## Short exercise
Find every line containing the word "chart" in the records below; report only how many there are.

## Data for processing
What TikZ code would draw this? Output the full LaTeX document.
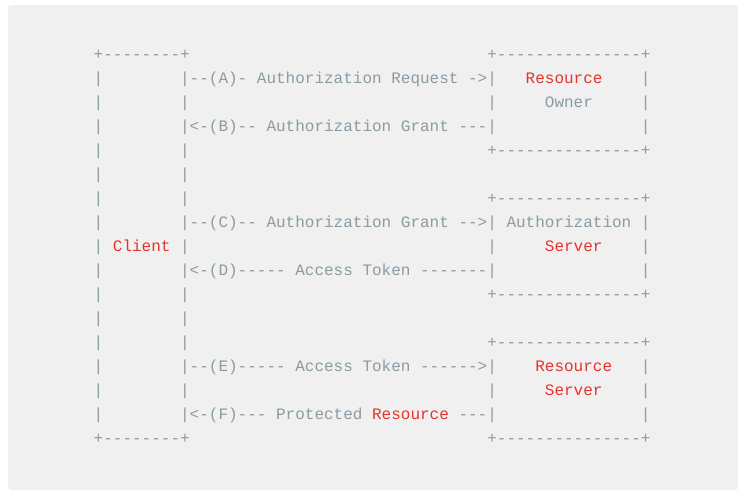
\documentclass[tikz,border=0pt]{standalone}
\usepackage{fontspec}
\setmonofont{Liberation Mono}
\definecolor{txt}{HTML}{8A9BA4}
\definecolor{hot}{HTML}{E53330}
\definecolor{panel}{HTML}{F0F0F0}
\tikzset{
  asc/.style={anchor=base west, inner sep=0pt, outer sep=0pt, font=\ttfamily\fontsize{16}{24}\selectfont, text=txt},
  red/.style={asc, text=hot}
}
\newcommand{\seg}[5]{\node[#4] (#1) at ({93.7+9.6*#3},{59.5+24*#2}) {#5};}
\begin{document}
\begin{tikzpicture}[x=1pt,y=-1pt]
\useasboundingbox (0,0) rectangle (746,498);
\fill[white] (0,0) rectangle (746,498);
\fill[panel, rounded corners=3pt] (8,5) rectangle (738,490);
% row 0
\seg{a0}{0}{0}{asc}{+--------+}
\seg{b0}{0}{41}{asc}{+---------------+}
% row 1
\seg{a1}{1}{0}{asc}{|}
\seg{m1}{1}{9}{asc}{|--(A)- Authorization Request ->|}
\seg{t1}{1}{45}{red}{Resource}
\seg{e1}{1}{57}{asc}{|}
% row 2
\seg{a2}{2}{0}{asc}{|}
\seg{m2}{2}{9}{asc}{|}
\seg{b2}{2}{41}{asc}{|}
\seg{t2}{2}{47}{asc}{Owner}
\seg{e2}{2}{57}{asc}{|}
% row 3
\seg{a3}{3}{0}{asc}{|}
\seg{m3}{3}{9}{asc}{|<-(B)-- Authorization Grant ---|}
\seg{e3}{3}{57}{asc}{|}
% row 4
\seg{a4}{4}{0}{asc}{|}
\seg{m4}{4}{9}{asc}{|}
\seg{b4}{4}{41}{asc}{+---------------+}
% row 5
\seg{a5}{5}{0}{asc}{|}
\seg{m5}{5}{9}{asc}{|}
% row 6
\seg{a6}{6}{0}{asc}{|}
\seg{m6}{6}{9}{asc}{|}
\seg{b6}{6}{41}{asc}{+---------------+}
% row 7
\seg{a7}{7}{0}{asc}{|}
\seg{m7}{7}{9}{asc}{|--(C)-- Authorization Grant -->| Authorization |}
% row 8
\seg{a8}{8}{0}{asc}{|}
\seg{c8}{8}{2}{red}{Client}
\seg{m8}{8}{9}{asc}{|}
\seg{b8}{8}{41}{asc}{|}
\seg{t8}{8}{47}{red}{Server}
\seg{e8}{8}{57}{asc}{|}
% row 9
\seg{a9}{9}{0}{asc}{|}
\seg{m9}{9}{9}{asc}{|<-(D)----- Access Token -------|}
\seg{e9}{9}{57}{asc}{|}
% row 10
\seg{a10}{10}{0}{asc}{|}
\seg{m10}{10}{9}{asc}{|}
\seg{b10}{10}{41}{asc}{+---------------+}
% row 11
\seg{a11}{11}{0}{asc}{|}
\seg{m11}{11}{9}{asc}{|}
% row 12
\seg{a12}{12}{0}{asc}{|}
\seg{m12}{12}{9}{asc}{|}
\seg{b12}{12}{41}{asc}{+---------------+}
% row 13
\seg{a13}{13}{0}{asc}{|}
\seg{m13}{13}{9}{asc}{|--(E)----- Access Token ------>|}
\seg{t13}{13}{46}{red}{Resource}
\seg{e13}{13}{57}{asc}{|}
% row 14
\seg{a14}{14}{0}{asc}{|}
\seg{m14}{14}{9}{asc}{|}
\seg{b14}{14}{41}{asc}{|}
\seg{t14}{14}{47}{red}{Server}
\seg{e14}{14}{57}{asc}{|}
% row 15
\seg{a15}{15}{0}{asc}{|}
\seg{m15}{15}{9}{asc}{|<-(F)--- Protected}
\seg{r15}{15}{29}{red}{Resource}
\seg{n15}{15}{38}{asc}{---|}
\seg{e15}{15}{57}{asc}{|}
% row 16
\seg{a16}{16}{0}{asc}{+--------+}
\seg{b16}{16}{41}{asc}{+---------------+}
\end{tikzpicture}
\end{document}
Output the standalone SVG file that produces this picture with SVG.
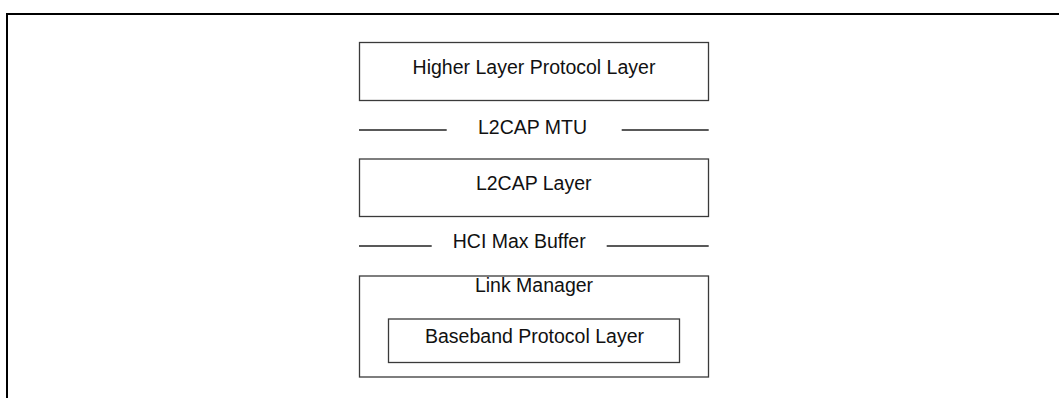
<svg xmlns="http://www.w3.org/2000/svg" width="1059" height="398" viewBox="0 0 1059 398">
<style>
.box{fill:none;stroke:#3a3a3a;stroke-width:1.3}
.ln{stroke:#222;stroke-width:1.3}
.t{font-family:"Liberation Sans",Arial,sans-serif;font-size:19.5px;fill:#111;text-anchor:middle}
</style>
<rect width="1059" height="398" fill="#fff"/>
<g id="frame" stroke="#000" stroke-width="2" fill="none">
<line x1="6" y1="14" x2="1059" y2="14"/>
<line x1="7" y1="13" x2="7" y2="398"/>
</g>
<g id="higher">
<rect class="box" x="359.5" y="42.5" width="349" height="58"/>
<text class="t" x="534" y="74">Higher Layer Protocol Layer</text>
</g>
<g id="l2cap">
<rect class="box" x="359.5" y="159" width="349" height="57.5"/>
<text class="t" x="533.7" y="190">L2CAP Layer</text>
</g>
<g id="linkmanager">
<rect class="box" x="359.5" y="276" width="349" height="101"/>
<text class="t" x="534" y="291.7">Link Manager</text>
</g>
<g id="baseband">
<rect class="box" x="388.5" y="319" width="291" height="43.5"/>
<text class="t" x="534.5" y="342.7">Baseband Protocol Layer</text>
</g>
<g id="connectors">
<line class="ln" x1="359" y1="130" x2="446.7" y2="130"/>
<line class="ln" x1="621.7" y1="130" x2="708.7" y2="130"/>
<line class="ln" x1="359" y1="246" x2="431.7" y2="246"/>
<line class="ln" x1="606.7" y1="246" x2="708.7" y2="246"/>
</g>
<g id="labels">
<text class="t" x="532.5" y="134">L2CAP MTU</text>
<text class="t" x="519.2" y="248.3">HCI Max Buffer</text>
</g>
</svg>
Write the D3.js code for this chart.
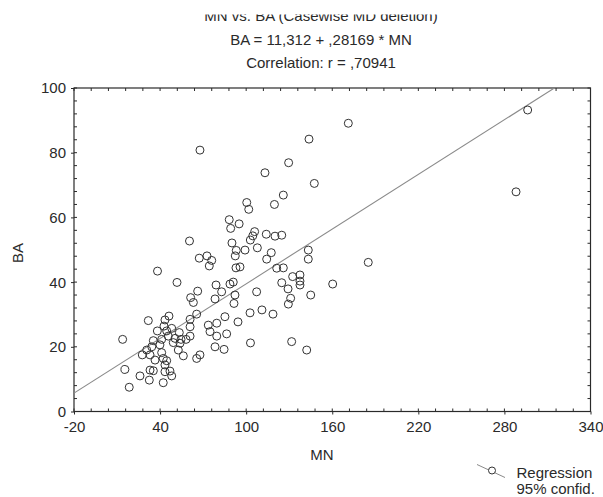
<!DOCTYPE html>
<html>
<head>
<meta charset="utf-8">
<script src="https://cdn.jsdelivr.net/npm/d3@7"></script>
<style>
  html, body { margin: 0; padding: 0; background: #fff; }
  svg { display: block; font-family: "Liberation Sans", Arial, sans-serif; }
</style>
</head>
<body>
<svg id="chart" width="603" height="497"></svg>
<script>
// ---- data ----
const MN = [67.8,171.2,143.8,296.2,288.1,185.1,129.6,113.1,147.5,125.9,119.7,100.4,101.8,88.2,89.2,95.1,60.5,105.9,104.6,102.9,114.0,120.1,124.8,90.1,93.1,99.2,107.8,117.5,114.3,92.4,67.3,72.7,76.0,74.3,92.9,95.7,121.3,125.9,143.3,143.3,38.2,51.8,79.0,82.9,88.7,91.0,66.2,61.3,63.2,78.3,92.2,107.3,124.8,129.2,91.5,132.4,137.5,137.5,137.5,160.3,145.0,131.0,129.4,131.7,142.2,103.0,118.7,111.0,102.7,94.3,
  31.8,46.2,43.4,65.5,60.9,60.9,73.6,79.5,85.2,74.8,79.5,86.4,78.3,84.6,13.9,42.7,38.1,44.6,48.1,53.4,45.7,50.4,41.1,35.3,54.6,60.9,58.1,53.9,49.2,39.9,34.2,30.7,27.6,33.0,41.1,52.7,56.2,67.8,65.5,36.5,42.2,44.6,43.4,15.5,33.0,35.3,43.4,46.9,48.1,26.0,32.5,42.2,18.5];
const BA = [80.8,89.1,84.2,93.2,67.9,46.1,76.9,73.8,70.5,66.9,64.0,64.6,62.5,59.3,56.6,58.0,52.7,55.6,54.3,53.0,54.8,54.2,54.5,52.1,49.8,49.9,50.6,49.1,47.1,48.1,47.4,48.1,46.7,45.0,44.4,44.7,44.3,44.4,49.9,47.1,43.4,39.9,39.1,37.0,39.4,40.0,37.2,35.2,33.7,34.8,36.0,37.0,39.8,37.9,33.4,41.7,42.2,40.3,39.1,39.4,36.0,35.0,33.2,21.6,19.0,21.2,30.1,31.4,30.5,27.7,
  28.1,29.5,28.3,30.1,28.5,26.2,26.7,27.3,29.3,24.7,23.3,24.0,20.0,19.2,22.3,26.4,24.9,24.9,25.7,24.4,23.3,22.6,22.3,21.9,22.3,23.3,22.3,21.1,21.3,20.6,20.0,19.0,17.5,17.5,18.2,19.0,17.2,17.5,16.4,15.9,16.4,15.7,14.4,13.0,12.8,12.6,12.3,12.5,11.0,11.0,9.7,8.9,7.5];
const intercept = 11.312, slope = 0.28169;
const xTicks = [-20, 40, 100, 160, 220, 280, 340];
const yTicks = [0, 20, 40, 60, 80, 100];
const titleLines = ["MN vs. BA (Casewise MD deletion)", "BA = 11,312 + ,28169 * MN", "Correlation: r = ,70941"];
const legendLabels = ["Regression", "95% confid."];

// ---- drawing ----
const svg = d3.select("#chart");
const x = d3.scaleLinear().domain([-20, 340]).range([74, 590.5]);
const y = d3.scaleLinear().domain([0, 100]).range([411.5, 88]);
const ink = "#2a2a2a";

// titles
const tcx = 321;
svg.append("text").attr("x", tcx).attr("y", 20.5).attr("text-anchor", "middle")
  .attr("font-size", 15).attr("fill", ink).text(titleLines[0]);
svg.append("rect").attr("x", 0).attr("y", 0).attr("width", 603).attr("height", 14.5).attr("fill", "#fff");
svg.append("text").attr("x", tcx).attr("y", 44.5).attr("text-anchor", "middle")
  .attr("font-size", 15).attr("fill", ink).text(titleLines[1]);
svg.append("text").attr("x", tcx).attr("y", 67.5).attr("text-anchor", "middle")
  .attr("font-size", 15).attr("fill", ink).text(titleLines[2]);

// clip
svg.append("clipPath").attr("id", "plotclip").append("rect")
  .attr("x", 74).attr("y", 88).attr("width", 590.5 - 74).attr("height", 411.5 - 88);

// minor ticks (inside)
const minorX = d3.range(-20, 340.01, 12);
const minorY = d3.range(0, 100.01, 4);
const tg = svg.append("g").attr("stroke", ink).attr("stroke-width", 1);
minorX.forEach(v => {
  tg.append("line").attr("x1", x(v)).attr("x2", x(v)).attr("y1", y(0)).attr("y2", y(0) - 3);
  tg.append("line").attr("x1", x(v)).attr("x2", x(v)).attr("y1", y(100)).attr("y2", y(100) + 3);
});
minorY.forEach(v => {
  tg.append("line").attr("x1", x(-20)).attr("x2", x(-20) + 3).attr("y1", y(v)).attr("y2", y(v));
  tg.append("line").attr("x1", x(340)).attr("x2", x(340) - 3).attr("y1", y(v)).attr("y2", y(v));
});

// axes via d3 (major ticks outside)
const fmt = d => String(d);
const xAxis = d3.axisBottom(x).tickValues(xTicks).tickSize(3).tickPadding(6).tickFormat(fmt);
const yAxis = d3.axisLeft(y).tickValues(yTicks).tickSize(3).tickPadding(5).tickFormat(fmt);
const gx = svg.append("g").attr("transform", `translate(0,${y(0)})`).call(xAxis);
const gy = svg.append("g").attr("transform", `translate(${x(-20)},0)`).call(yAxis);
[gx, gy].forEach(g => {
  g.select(".domain").remove();
  g.selectAll("line").attr("stroke", ink);
  g.selectAll("text").attr("font-size", 15).attr("fill", ink)
    .attr("font-family", "Liberation Sans, Arial, sans-serif");
});
gx.selectAll("text").attr("dy", "0.75em");
gy.selectAll("text").attr("dy", "0.33em");

// frame
svg.append("rect").attr("x", x(-20)).attr("y", y(100))
  .attr("width", x(340) - x(-20)).attr("height", y(0) - y(100))
  .attr("fill", "none").attr("stroke", ink).attr("stroke-width", 1.2);

// regression line
svg.append("line").attr("clip-path", "url(#plotclip)")
  .attr("x1", x(-20)).attr("y1", y(intercept + slope * -20))
  .attr("x2", x(340)).attr("y2", y(intercept + slope * 340))
  .attr("stroke", "#8a8a8a").attr("stroke-width", 1.1);

// points
svg.append("g").selectAll("circle").data(MN.map((m, i) => [m, BA[i]])).join("circle")
  .attr("cx", d => x(d[0])).attr("cy", d => y(d[1])).attr("r", 4)
  .attr("fill", "none").attr("stroke", "#333").attr("stroke-width", 1);

// axis titles
svg.append("text").attr("x", 322).attr("y", 460).attr("text-anchor", "middle")
  .attr("font-size", 15).attr("fill", ink).text("MN");
svg.append("text").attr("transform", "translate(23,253) rotate(-90)").attr("text-anchor", "middle")
  .attr("font-size", 15).attr("fill", ink).text("BA");

// legend
svg.append("line").attr("x1", 477).attr("y1", 464.5).attr("x2", 505).attr("y2", 477.5)
  .attr("stroke", "#8a8a8a").attr("stroke-width", 1);
svg.append("circle").attr("cx", 492).attr("cy", 470.5).attr("r", 3.5)
  .attr("fill", "#fff").attr("stroke", "#333").attr("stroke-width", 1);
svg.append("text").attr("x", 516.5).attr("y", 478).attr("font-size", 15).attr("fill", ink).text(legendLabels[0]);
svg.append("text").attr("x", 516.5).attr("y", 493.5).attr("font-size", 15).attr("fill", ink).text(legendLabels[1]);
</script>
</body>
</html>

## Response
3